● **Given problem**
Write out again, word for word, the lines below from the line that holds "Give me the" through the line that holds "const MIN_H = 6;", omitting pictures.

START

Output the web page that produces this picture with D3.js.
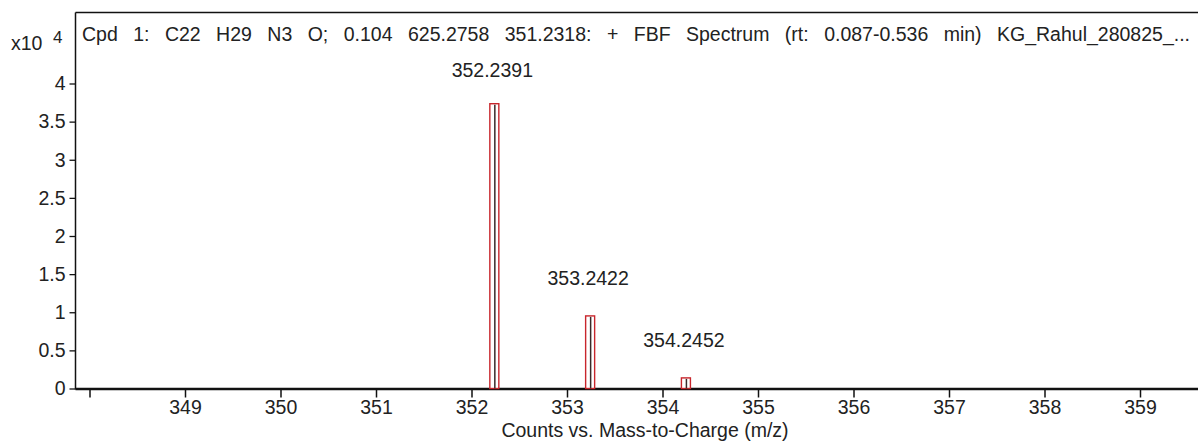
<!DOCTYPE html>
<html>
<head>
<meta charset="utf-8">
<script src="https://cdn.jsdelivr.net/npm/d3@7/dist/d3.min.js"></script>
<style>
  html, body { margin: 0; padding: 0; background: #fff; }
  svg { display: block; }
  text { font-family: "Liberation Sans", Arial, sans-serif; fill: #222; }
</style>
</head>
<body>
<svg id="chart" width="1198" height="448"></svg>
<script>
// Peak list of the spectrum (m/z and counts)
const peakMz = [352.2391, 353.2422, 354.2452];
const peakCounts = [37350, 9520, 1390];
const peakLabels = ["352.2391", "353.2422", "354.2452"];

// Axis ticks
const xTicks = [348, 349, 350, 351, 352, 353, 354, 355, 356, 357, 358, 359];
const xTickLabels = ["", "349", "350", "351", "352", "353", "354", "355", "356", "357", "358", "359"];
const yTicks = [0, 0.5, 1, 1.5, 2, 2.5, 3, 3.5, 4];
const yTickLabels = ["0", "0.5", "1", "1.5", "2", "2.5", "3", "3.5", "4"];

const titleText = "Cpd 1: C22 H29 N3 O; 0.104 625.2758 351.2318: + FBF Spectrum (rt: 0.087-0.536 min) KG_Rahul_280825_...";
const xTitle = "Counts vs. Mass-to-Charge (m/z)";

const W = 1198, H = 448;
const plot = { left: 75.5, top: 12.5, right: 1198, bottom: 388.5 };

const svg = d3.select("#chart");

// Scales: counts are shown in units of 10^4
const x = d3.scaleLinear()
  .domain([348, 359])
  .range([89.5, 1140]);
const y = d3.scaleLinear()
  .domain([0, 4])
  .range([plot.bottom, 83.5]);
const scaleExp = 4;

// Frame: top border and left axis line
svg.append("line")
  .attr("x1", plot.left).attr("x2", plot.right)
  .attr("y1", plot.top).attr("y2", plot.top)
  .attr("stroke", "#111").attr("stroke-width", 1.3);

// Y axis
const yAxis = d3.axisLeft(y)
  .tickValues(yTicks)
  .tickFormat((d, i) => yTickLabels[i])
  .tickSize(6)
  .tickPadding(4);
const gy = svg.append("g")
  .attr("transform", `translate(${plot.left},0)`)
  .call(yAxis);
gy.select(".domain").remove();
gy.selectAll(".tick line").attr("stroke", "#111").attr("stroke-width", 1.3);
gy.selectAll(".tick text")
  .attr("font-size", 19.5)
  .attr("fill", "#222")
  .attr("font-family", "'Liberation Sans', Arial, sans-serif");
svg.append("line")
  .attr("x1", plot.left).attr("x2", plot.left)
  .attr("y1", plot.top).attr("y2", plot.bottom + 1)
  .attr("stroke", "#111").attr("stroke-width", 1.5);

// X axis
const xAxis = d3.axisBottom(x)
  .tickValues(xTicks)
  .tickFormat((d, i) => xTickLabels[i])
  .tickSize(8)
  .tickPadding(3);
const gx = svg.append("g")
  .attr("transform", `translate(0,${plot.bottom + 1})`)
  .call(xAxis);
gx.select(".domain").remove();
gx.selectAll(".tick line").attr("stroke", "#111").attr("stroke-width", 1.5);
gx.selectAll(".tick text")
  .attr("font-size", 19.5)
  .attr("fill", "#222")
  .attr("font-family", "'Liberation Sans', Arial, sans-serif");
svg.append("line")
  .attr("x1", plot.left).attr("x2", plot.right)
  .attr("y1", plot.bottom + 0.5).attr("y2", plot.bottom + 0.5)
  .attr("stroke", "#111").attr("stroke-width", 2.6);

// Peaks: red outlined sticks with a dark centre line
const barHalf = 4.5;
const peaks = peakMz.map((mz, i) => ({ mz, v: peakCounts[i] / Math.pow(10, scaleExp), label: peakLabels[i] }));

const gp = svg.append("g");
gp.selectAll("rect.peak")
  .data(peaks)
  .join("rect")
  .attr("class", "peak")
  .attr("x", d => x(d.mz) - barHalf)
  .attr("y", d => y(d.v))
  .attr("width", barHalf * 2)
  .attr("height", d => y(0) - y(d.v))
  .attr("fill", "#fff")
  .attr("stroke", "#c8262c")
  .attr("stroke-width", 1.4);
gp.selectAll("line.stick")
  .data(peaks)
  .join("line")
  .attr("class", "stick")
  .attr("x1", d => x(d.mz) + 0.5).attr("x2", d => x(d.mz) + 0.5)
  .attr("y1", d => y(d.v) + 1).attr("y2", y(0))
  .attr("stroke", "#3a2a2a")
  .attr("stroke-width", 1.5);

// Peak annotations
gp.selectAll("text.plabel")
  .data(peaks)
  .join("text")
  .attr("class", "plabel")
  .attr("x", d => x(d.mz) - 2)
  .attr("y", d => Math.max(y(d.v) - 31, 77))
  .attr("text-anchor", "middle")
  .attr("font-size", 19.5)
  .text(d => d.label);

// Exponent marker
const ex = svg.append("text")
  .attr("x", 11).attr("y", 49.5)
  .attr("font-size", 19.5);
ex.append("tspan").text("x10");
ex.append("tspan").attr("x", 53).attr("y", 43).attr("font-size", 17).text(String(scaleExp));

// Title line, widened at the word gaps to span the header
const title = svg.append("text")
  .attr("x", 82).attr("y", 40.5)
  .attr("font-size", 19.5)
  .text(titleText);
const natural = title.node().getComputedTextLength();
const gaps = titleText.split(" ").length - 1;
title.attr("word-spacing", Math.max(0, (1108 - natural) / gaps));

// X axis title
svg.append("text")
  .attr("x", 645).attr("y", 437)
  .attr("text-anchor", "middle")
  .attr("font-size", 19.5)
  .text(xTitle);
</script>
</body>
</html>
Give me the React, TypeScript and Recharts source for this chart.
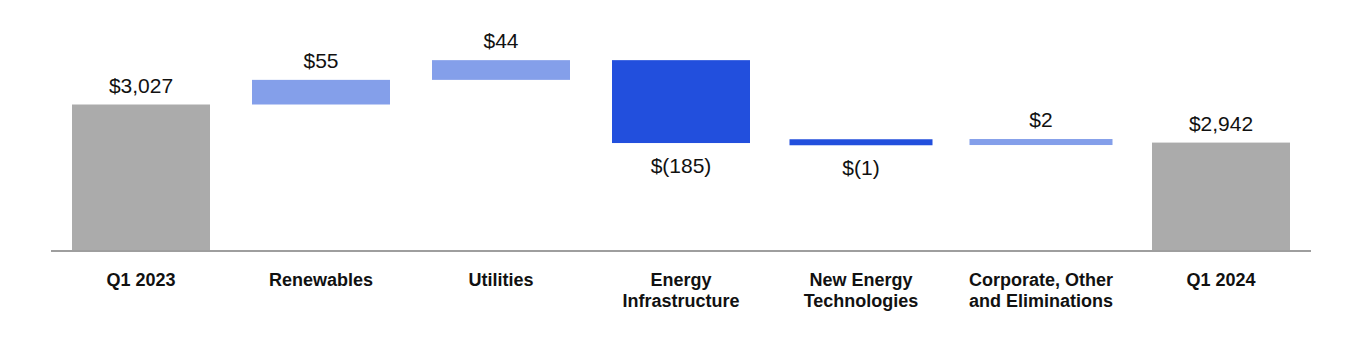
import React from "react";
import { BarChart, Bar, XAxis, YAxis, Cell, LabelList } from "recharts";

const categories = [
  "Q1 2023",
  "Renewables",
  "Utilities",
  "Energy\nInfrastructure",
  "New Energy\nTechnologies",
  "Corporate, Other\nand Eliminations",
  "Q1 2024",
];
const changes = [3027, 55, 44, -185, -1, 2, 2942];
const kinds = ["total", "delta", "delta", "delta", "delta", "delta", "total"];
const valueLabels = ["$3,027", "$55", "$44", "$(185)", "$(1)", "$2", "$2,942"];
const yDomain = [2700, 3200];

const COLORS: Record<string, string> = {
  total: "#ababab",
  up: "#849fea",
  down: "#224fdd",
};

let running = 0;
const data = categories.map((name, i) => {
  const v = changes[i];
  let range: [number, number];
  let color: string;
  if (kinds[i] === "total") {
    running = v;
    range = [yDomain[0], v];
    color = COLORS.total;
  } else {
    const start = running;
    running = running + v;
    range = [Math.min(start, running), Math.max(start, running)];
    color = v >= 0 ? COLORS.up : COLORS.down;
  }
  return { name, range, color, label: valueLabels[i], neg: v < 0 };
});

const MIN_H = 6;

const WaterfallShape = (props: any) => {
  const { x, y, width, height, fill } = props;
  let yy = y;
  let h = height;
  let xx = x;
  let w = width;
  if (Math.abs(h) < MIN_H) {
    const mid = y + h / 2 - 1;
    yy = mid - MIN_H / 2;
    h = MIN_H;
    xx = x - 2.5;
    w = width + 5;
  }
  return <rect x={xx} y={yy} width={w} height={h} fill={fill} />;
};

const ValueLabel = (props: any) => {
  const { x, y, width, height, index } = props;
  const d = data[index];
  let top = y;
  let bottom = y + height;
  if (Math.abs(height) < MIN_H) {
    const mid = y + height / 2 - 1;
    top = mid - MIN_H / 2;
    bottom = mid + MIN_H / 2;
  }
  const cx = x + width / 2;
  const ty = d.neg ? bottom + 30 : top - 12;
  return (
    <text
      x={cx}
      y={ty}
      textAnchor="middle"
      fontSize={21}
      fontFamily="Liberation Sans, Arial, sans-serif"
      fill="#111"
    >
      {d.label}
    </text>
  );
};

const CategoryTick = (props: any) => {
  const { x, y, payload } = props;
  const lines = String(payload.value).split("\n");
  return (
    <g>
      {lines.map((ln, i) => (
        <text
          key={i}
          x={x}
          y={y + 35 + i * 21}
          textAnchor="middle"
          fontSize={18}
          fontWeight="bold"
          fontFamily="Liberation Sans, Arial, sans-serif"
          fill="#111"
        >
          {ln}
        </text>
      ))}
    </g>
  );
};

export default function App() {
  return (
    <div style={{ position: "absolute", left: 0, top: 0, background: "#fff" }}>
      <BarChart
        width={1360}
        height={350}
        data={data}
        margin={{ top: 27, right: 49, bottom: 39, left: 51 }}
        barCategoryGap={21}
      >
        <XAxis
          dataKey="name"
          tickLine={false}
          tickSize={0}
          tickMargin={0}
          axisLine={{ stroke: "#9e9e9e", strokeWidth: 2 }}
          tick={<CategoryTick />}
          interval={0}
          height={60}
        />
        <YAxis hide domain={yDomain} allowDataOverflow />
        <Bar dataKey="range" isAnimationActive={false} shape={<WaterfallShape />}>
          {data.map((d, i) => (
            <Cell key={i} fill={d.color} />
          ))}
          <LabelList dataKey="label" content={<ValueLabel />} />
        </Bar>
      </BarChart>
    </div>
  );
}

END

● **Full solution**
Give me the React, TypeScript and Recharts source for this chart.
import React from "react";
import { BarChart, Bar, XAxis, YAxis, Cell, LabelList } from "recharts";

const categories = [
  "Q1 2023",
  "Renewables",
  "Utilities",
  "Energy\nInfrastructure",
  "New Energy\nTechnologies",
  "Corporate, Other\nand Eliminations",
  "Q1 2024",
];
const changes = [3027, 55, 44, -185, -1, 2, 2942];
const kinds = ["total", "delta", "delta", "delta", "delta", "delta", "total"];
const valueLabels = ["$3,027", "$55", "$44", "$(185)", "$(1)", "$2", "$2,942"];
const yDomain = [2700, 3200];

const COLORS: Record<string, string> = {
  total: "#ababab",
  up: "#849fea",
  down: "#224fdd",
};

let running = 0;
const data = categories.map((name, i) => {
  const v = changes[i];
  let range: [number, number];
  let color: string;
  if (kinds[i] === "total") {
    running = v;
    range = [yDomain[0], v];
    color = COLORS.total;
  } else {
    const start = running;
    running = running + v;
    range = [Math.min(start, running), Math.max(start, running)];
    color = v >= 0 ? COLORS.up : COLORS.down;
  }
  return { name, range, color, label: valueLabels[i], neg: v < 0 };
});

const MIN_H = 6;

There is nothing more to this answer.